In fact prostitution is taking men and women further away from the natural capaciity of pleasure as well as the other institutionalized mode of prostitution: marriage.
So what I mean by saying that sex and love may come in different compartments is that the bodies don't think of love when they desire another body. The hormones, "their" composition and "their" sometimes very strange taste determine what we call love. Many times these attractions don't fit the ideas about whom we should feel attracted to. Ideas are prejudices conditioned by the families, the societies, the churches, the schools... But the hormones don't know what has been stored in the private biocomputers (the brains), programmed by so many others around us, those who have brought us up. Of course we don't even remember who has pressed the buttons writing these programs inside of us and neither when nor why. But the prejudices are there, ruling "our" lives, repressing the impulses, blocking the capacity and the right to be happy.
So someone's smell or someone's nose or way of walking or any trivial thing like that may trigger something inside, something that makes us happy when we see this person, something that makes us almost fall downstairs to answer the phone, something that makes the heart bump fast when the person is really on the line... And we call this love. Sometimes conditioning doesn't even allow these feelings. Who knows why? Many reasons, many explanations from the mind: the other person is married, you are married, she "has" a boyfriend, you "have" a boyfriend or a girl friend, the other person is black, or white, you are too old, the other is immature, or poor, or too free and so on and so forth.
Sometimes we manage to go through all these barriers and surrender to this thing we call love. But once the person has been a few times with us in bed the feeling turns sour and "love" starts to disappear. No more heart bumping fast, no more falling downstairs: now duties, responsibilities and constant discussions take place between the two. A relationship has taken shape. And what we once called love is dead.

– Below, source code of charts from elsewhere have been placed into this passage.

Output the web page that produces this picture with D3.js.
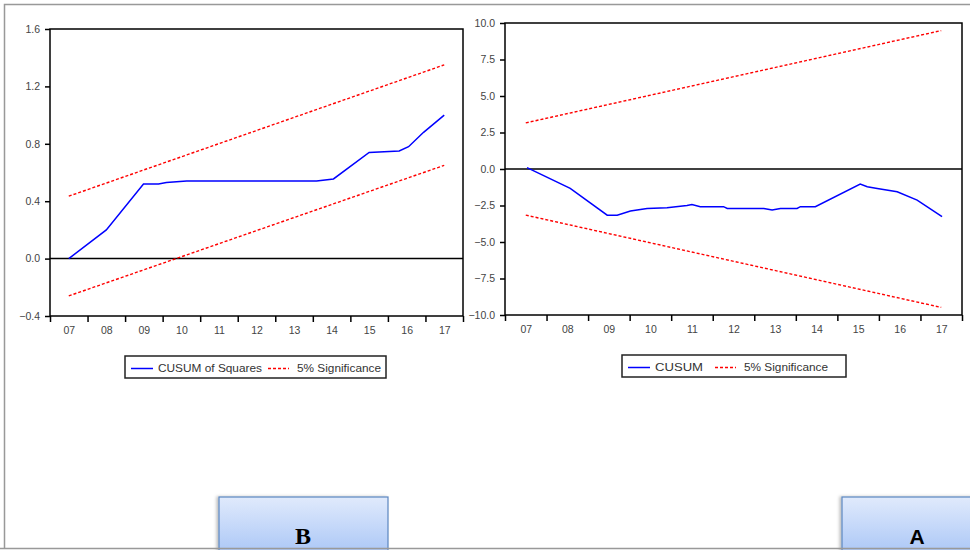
<!DOCTYPE html>
<html>
<head>
<meta charset="utf-8">
<script src="https://cdn.jsdelivr.net/npm/d3@7/dist/d3.min.js"></script>
<style>
  body { margin: 0; background: #fff; }
  svg { display: block; }
  .tick text { font-family: "Liberation Sans", Arial, sans-serif; font-size: 10.5px; fill: #444; }
</style>
</head>
<body>
<svg id="chart" width="970" height="550"></svg>
<script>
// ---- data ----
var yearLabels = ["07", "08", "09", "10", "11", "12", "13", "14", "15", "16", "17"];

// CUSUM of squares (left, "B")
var sqTime = [2007.5, 2008.5, 2009.49, 2009.89, 2010.1, 2010.64, 2014.1, 2014.55, 2015.5, 2015.9, 2016.3, 2016.55, 2016.95, 2017.5];
var sqValue = [0.0, 0.2, 0.52, 0.52, 0.53, 0.54, 0.54, 0.555, 0.74, 0.745, 0.75, 0.78, 0.88, 1.0];
var sqBandTime = [2007.5, 2017.5];
var sqUpper = [0.435, 1.35];
var sqLower = [-0.26, 0.65];
var sqTicks = [-0.4, 0.0, 0.4, 0.8, 1.2, 1.6];

// CUSUM (right, "A")
var cuTime = [2007.53, 2008.57, 2009.46, 2009.7, 2010.02, 2010.42, 2010.9, 2011.38, 2011.5, 2011.7, 2012.26, 2012.35, 2013.23, 2013.43, 2013.63, 2014.03, 2014.11, 2014.47, 2015.55, 2015.72, 2015.96, 2016.44, 2016.92, 2017.52];
var cuValue = [0.09, -1.33, -3.16, -3.16, -2.88, -2.7, -2.65, -2.5, -2.43, -2.58, -2.58, -2.7, -2.7, -2.81, -2.7, -2.7, -2.58, -2.58, -1.03, -1.21, -1.33, -1.56, -2.13, -3.27];
var cuBandTime = [2007.5, 2017.5];
var cuUpper = [3.16, 9.48];
var cuLower = [-3.16, -9.48];
var cuTicks = [-10, -7.5, -5, -2.5, 0, 2.5, 5, 7.5, 10];

var svg = d3.select("#chart");

// page frame
svg.append("path")
    .attr("d", "M4.5,548 V4.5 H970")
    .attr("fill", "none")
    .attr("stroke", "#999")
    .attr("stroke-width", 1.5);

var drawPanel = function(opt) {
    var x = d3.scaleLinear().domain([2007, 2018]).range([opt.left, opt.right]);
    var y = d3.scaleLinear().domain(opt.yDomain).range([opt.bottom, opt.top]);
    var g = svg.append("g");

    // y axis
    g.append("g")
        .attr("transform", "translate(" + opt.left + ",0)")
        .call(d3.axisLeft(y).tickValues(opt.yTicks).tickSize(5).tickPadding(5).tickFormat(d3.format(".1f")))
        .call(function(a) { a.select(".domain").remove(); });

    // x axis: ticks at year borders, labels mid-year
    g.append("g")
        .attr("transform", "translate(0," + opt.bottom + ")")
        .call(d3.axisBottom(x).tickValues(d3.range(2007, 2019)).tickSize(6).tickFormat(""))
        .call(function(a) { a.select(".domain").remove(); });
    g.append("g")
        .attr("transform", "translate(0," + opt.bottom + ")")
        .call(d3.axisBottom(x).tickValues(d3.range(2007.5, 2018, 1)).tickSize(0).tickPadding(11)
            .tickFormat(function(d, i) { return yearLabels[i]; }))
        .call(function(a) { a.select(".domain").remove(); });

    g.selectAll(".tick line").attr("stroke", "#000").attr("stroke-width", 1.5);

    // zero line
    g.append("line")
        .attr("x1", opt.left).attr("x2", opt.right)
        .attr("y1", y(0)).attr("y2", y(0))
        .attr("stroke", "#000").attr("stroke-width", 1.5);

    var line = d3.line()
        .x(function(d) { return x(d[0]); })
        .y(function(d) { return y(d[1]); });

    [opt.upper, opt.lower].forEach(function(band) {
        g.append("path")
            .datum(d3.zip(opt.bandTime, band))
            .attr("d", line)
            .attr("fill", "none")
            .attr("stroke", "#ff0000")
            .attr("stroke-width", 1.4)
            .attr("stroke-dasharray", "3,2");
    });

    g.append("path")
        .datum(d3.zip(opt.time, opt.value))
        .attr("d", line)
        .attr("fill", "none")
        .attr("stroke", "#0000ff")
        .attr("stroke-width", 1.5);

    // frame
    g.append("rect")
        .attr("x", opt.left).attr("y", opt.top)
        .attr("width", opt.right - opt.left).attr("height", opt.bottom - opt.top)
        .attr("fill", "none").attr("stroke", "#000").attr("stroke-width", 1.5);

    // legend
    var lg = g.append("g").attr("transform", "translate(" + opt.legend.x + "," + opt.legend.y + ")");
    lg.append("rect")
        .attr("width", opt.legend.w).attr("height", 22)
        .attr("fill", "#fff").attr("stroke", "#222").attr("stroke-width", 1.5);
    lg.append("line").attr("x1", 6).attr("x2", 28).attr("y1", 12.5).attr("y2", 12.5)
        .attr("stroke", "#0000ff").attr("stroke-width", 1.5);
    lg.append("text").attr("x", 33).attr("y", 16)
        .attr("font-family", "Liberation Sans, Arial, sans-serif").attr("font-size", 11).attr("fill", "#333")
        .attr("textLength", opt.legend.t1).attr("lengthAdjust", "spacingAndGlyphs")
        .text(opt.name);
    lg.append("line").attr("x1", opt.legend.r).attr("x2", opt.legend.r + 21).attr("y1", 12.5).attr("y2", 12.5)
        .attr("stroke", "#ff0000").attr("stroke-width", 1.4).attr("stroke-dasharray", "3,2");
    lg.append("text").attr("x", opt.legend.r + 29).attr("y", 16)
        .attr("font-family", "Liberation Sans, Arial, sans-serif").attr("font-size", 11).attr("fill", "#333")
        .attr("textLength", 84).attr("lengthAdjust", "spacingAndGlyphs")
        .text("5% Significance");
};

drawPanel({
    left: 50, right: 463, top: 29, bottom: 316,
    yDomain: [-0.4, 1.6], yTicks: sqTicks,
    time: sqTime, value: sqValue,
    bandTime: sqBandTime, upper: sqUpper, lower: sqLower,
    name: "CUSUM of Squares",
    legend: { x: 125, y: 356, w: 261, t1: 104, r: 143 }
});

drawPanel({
    left: 505, right: 962, top: 23, bottom: 315,
    yDomain: [-10, 10], yTicks: cuTicks,
    time: cuTime, value: cuValue,
    bandTime: cuBandTime, upper: cuUpper, lower: cuLower,
    name: "CUSUM",
    legend: { x: 622, y: 355, w: 224, t1: 48, r: 93 }
});

// buttons
var defs = svg.append("defs");
var grad = defs.append("linearGradient").attr("id", "btn").attr("x1", 0).attr("x2", 0).attr("y1", 0).attr("y2", 1);
grad.append("stop").attr("offset", "0%").attr("stop-color", "#e0eafc");
grad.append("stop").attr("offset", "100%").attr("stop-color", "#a8c5f6");
var shadow = defs.append("filter").attr("id", "shd").attr("x", "-20%").attr("y", "-20%").attr("width", "140%").attr("height", "140%");
shadow.append("feDropShadow").attr("dx", -2).attr("dy", 0).attr("stdDeviation", 1.5).attr("flood-color", "#000").attr("flood-opacity", 0.25);

var buttons = [
    { label: "B", x: 219, w: 169, cx: 303, font: "Liberation Serif, DejaVu Serif, serif", size: 24 },
    { label: "A", x: 842, w: 140, cx: 917, font: "Liberation Sans, Arial, sans-serif", size: 21 }
];
buttons.forEach(function(b) {
    svg.append("rect")
        .attr("x", b.x).attr("y", 497).attr("width", b.w).attr("height", 60)
        .attr("fill", "url(#btn)").attr("stroke", "#5a86c0").attr("stroke-width", 1.2)
        .attr("filter", "url(#shd)");
    svg.append("text")
        .attr("x", b.cx).attr("y", 544)
        .attr("text-anchor", "middle")
        .attr("font-family", b.font).attr("font-weight", "bold").attr("font-size", b.size)
        .attr("fill", "#000")
        .text(b.label);
});

// bottom frame line
svg.append("line").attr("x1", 0).attr("x2", 970).attr("y1", 548.5).attr("y2", 548.5)
    .attr("stroke", "#999").attr("stroke-width", 1.5);
</script>
</body>
</html>
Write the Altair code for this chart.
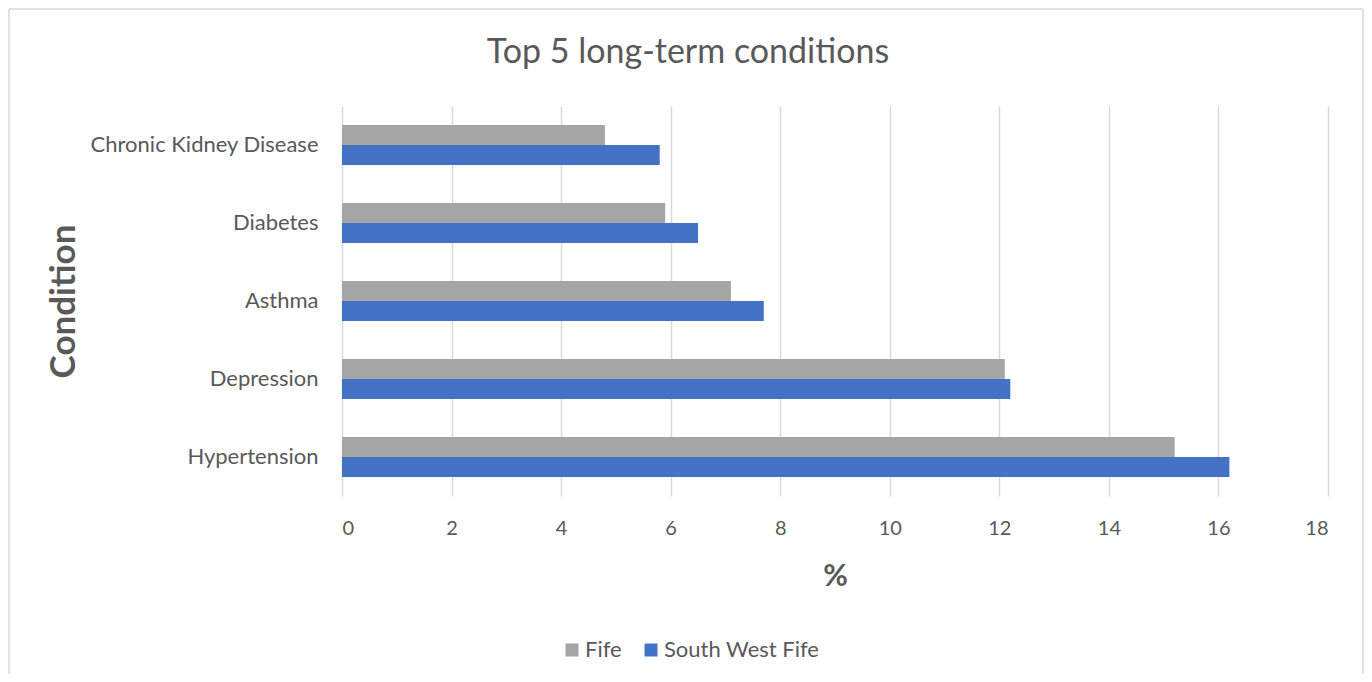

Why?! Because everything is understood in a false way, through the programs of the mind.
First what was called love was only the hormones working in the body, trying to preserve the species, which is a natural phenomenon.
Second, the fear of being alone makes us stick to one person once we know some pleasure is possible with him or her. But after a few pleasant days or nights most people are utterly bored with each other, yet stupid enough to stay together just for security. And the most negative thing about satisfaction, love and fun has just begun: the relationship.
A relationship is the death of any energetic thing that can happen between two people.
Because energy comes from the mystery, the unknown, from the doubt of "shall I see him or her again?" This energy gives pleasure. It's not sex that brings satisfaction, it's good sex, and good sex happens when both partners don't know much about each other and so exploration is possible. During this exploration, mind stops. When the mind stops, when there is no thought, the body can feel pleasure at its peak and then satisfaction, ecstasy.
This also doesn't mean that two people can't enjoy pleasure if they live together for a long time. They can, but it's difficult, perhaps the most difficult thing concerning love and pleasure. But I've found out a few headlines about it. Here it goes:
*never say you "have" a relationship with someone and never build one. You can live together, work together but don't create this abstract thing between the two of you. It will be great to hop over it in order to enjoy the mystery that makes sex complete and satisfying.
*Never want to know much about each other. That kills attraction. Save the energy for exploration and for knowing yourself which is enough to take one's energy for a whole lifetime. Don't waste it trying to know people: you won't succeed and fun will be spoiled. You don't even know yourself, how can you know the other?!!!